* [Source material]:
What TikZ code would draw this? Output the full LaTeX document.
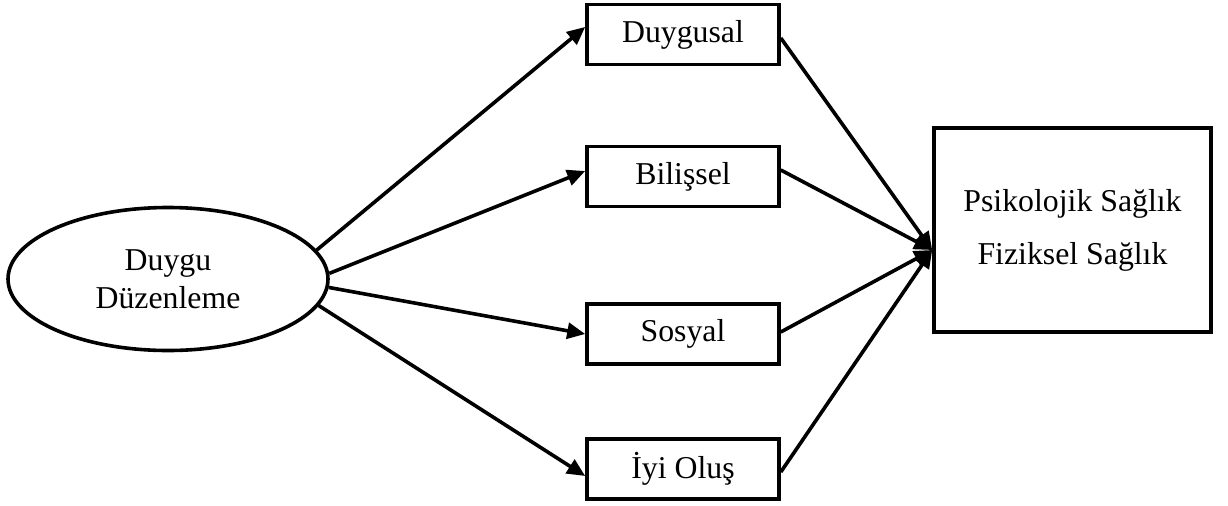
\documentclass[tikz,border=0pt]{standalone}
\usepackage{fontspec}
\setmainfont{Liberation Serif}
\usetikzlibrary{arrows.meta,shapes.geometric}

\tikzset{
  yol/.style={line width=1.8pt,-{Triangle[length=9pt,width=8pt]}},
  kutu/.style={draw,rectangle,line width=1.8pt,minimum width=96pt,minimum height=30pt,inner sep=0pt},
}

\begin{document}
\begin{tikzpicture}[x=0.5pt,y=-0.5pt,font=\fontsize{15.9}{19}\selectfont]

      \useasboundingbox (0,0) rectangle (1228,505);

      \node[draw,ellipse,line width=1.8pt,minimum width=160pt,minimum height=71.5pt,
            align=center,inner sep=0pt] (dd) at (168,279) {Duygu\\Düzenleme};

      \begin{scope}[every node/.style={kutu}]
        \node (duygusal) at (683,34.5) {Duygusal};
        \node (bilissel) at (683,176.5) {Bilişsel};
        \node (sosyal)   at (683,334) {Sosyal};
        \node (iyi)      at (683,469) {İyi Oluş};
      \end{scope}

      \node[draw,rectangle,line width=1.8pt,minimum width=138.5pt,minimum height=102pt,
            align=center,font=\fontsize{15.9}{26.5}\selectfont] (saglik) at (1072.5,230)
            {Psikolojik Sağlık\\Fiziksel Sağlık};

      % duygu duzenleme -> boyutlar
      \draw[yol] (dd.11)  -- ([yshift=3.75pt]duygusal.west);
      \draw[yol] (dd.2)   -- ([yshift=2.75pt]bilissel.west);
      \draw[yol] (dd.-3)  -- (sosyal.west);
      \draw[yol] (dd.-10) -- ([yshift=-3.5pt]iyi.west);

      % boyutlar -> saglik
      \draw[yol] ([yshift=-1.75pt]duygusal.east) -- ([yshift=-10pt]saglik.west);
      \draw[yol] ([yshift=3.25pt]bilissel.east)  -- ([yshift=-10pt]saglik.west);
      \draw[yol] ([yshift=1pt]sosyal.east)       -- ([yshift=-10pt]saglik.west);
      \draw[yol] ([yshift=-1.5pt]iyi.east)       -- ([yshift=-10pt]saglik.west);

\end{tikzpicture}
\end{document}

* [Written problem]: Transcribe all the lines above exactly, apart from the pictures.

* [Written response]:
What TikZ code would draw this? Output the full LaTeX document.
\documentclass[tikz,border=0pt]{standalone}
\usepackage{fontspec}
\setmainfont{Liberation Serif}
\usetikzlibrary{arrows.meta,shapes.geometric}

\tikzset{
  yol/.style={line width=1.8pt,-{Triangle[length=9pt,width=8pt]}},
  kutu/.style={draw,rectangle,line width=1.8pt,minimum width=96pt,minimum height=30pt,inner sep=0pt},
}

\begin{document}
\begin{tikzpicture}[x=0.5pt,y=-0.5pt,font=\fontsize{15.9}{19}\selectfont]

      \useasboundingbox (0,0) rectangle (1228,505);

      \node[draw,ellipse,line width=1.8pt,minimum width=160pt,minimum height=71.5pt,
            align=center,inner sep=0pt] (dd) at (168,279) {Duygu\\Düzenleme};

      \begin{scope}[every node/.style={kutu}]
        \node (duygusal) at (683,34.5) {Duygusal};
        \node (bilissel) at (683,176.5) {Bilişsel};
        \node (sosyal)   at (683,334) {Sosyal};
        \node (iyi)      at (683,469) {İyi Oluş};
      \end{scope}

      \node[draw,rectangle,line width=1.8pt,minimum width=138.5pt,minimum height=102pt,
            align=center,font=\fontsize{15.9}{26.5}\selectfont] (saglik) at (1072.5,230)
            {Psikolojik Sağlık\\Fiziksel Sağlık};

      % duygu duzenleme -> boyutlar
      \draw[yol] (dd.11)  -- ([yshift=3.75pt]duygusal.west);
      \draw[yol] (dd.2)   -- ([yshift=2.75pt]bilissel.west);
      \draw[yol] (dd.-3)  -- (sosyal.west);
      \draw[yol] (dd.-10) -- ([yshift=-3.5pt]iyi.west);

      % boyutlar -> saglik
      \draw[yol] ([yshift=-1.75pt]duygusal.east) -- ([yshift=-10pt]saglik.west);
      \draw[yol] ([yshift=3.25pt]bilissel.east)  -- ([yshift=-10pt]saglik.west);
      \draw[yol] ([yshift=1pt]sosyal.east)       -- ([yshift=-10pt]saglik.west);
      \draw[yol] ([yshift=-1.5pt]iyi.east)       -- ([yshift=-10pt]saglik.west);

\end{tikzpicture}
\end{document}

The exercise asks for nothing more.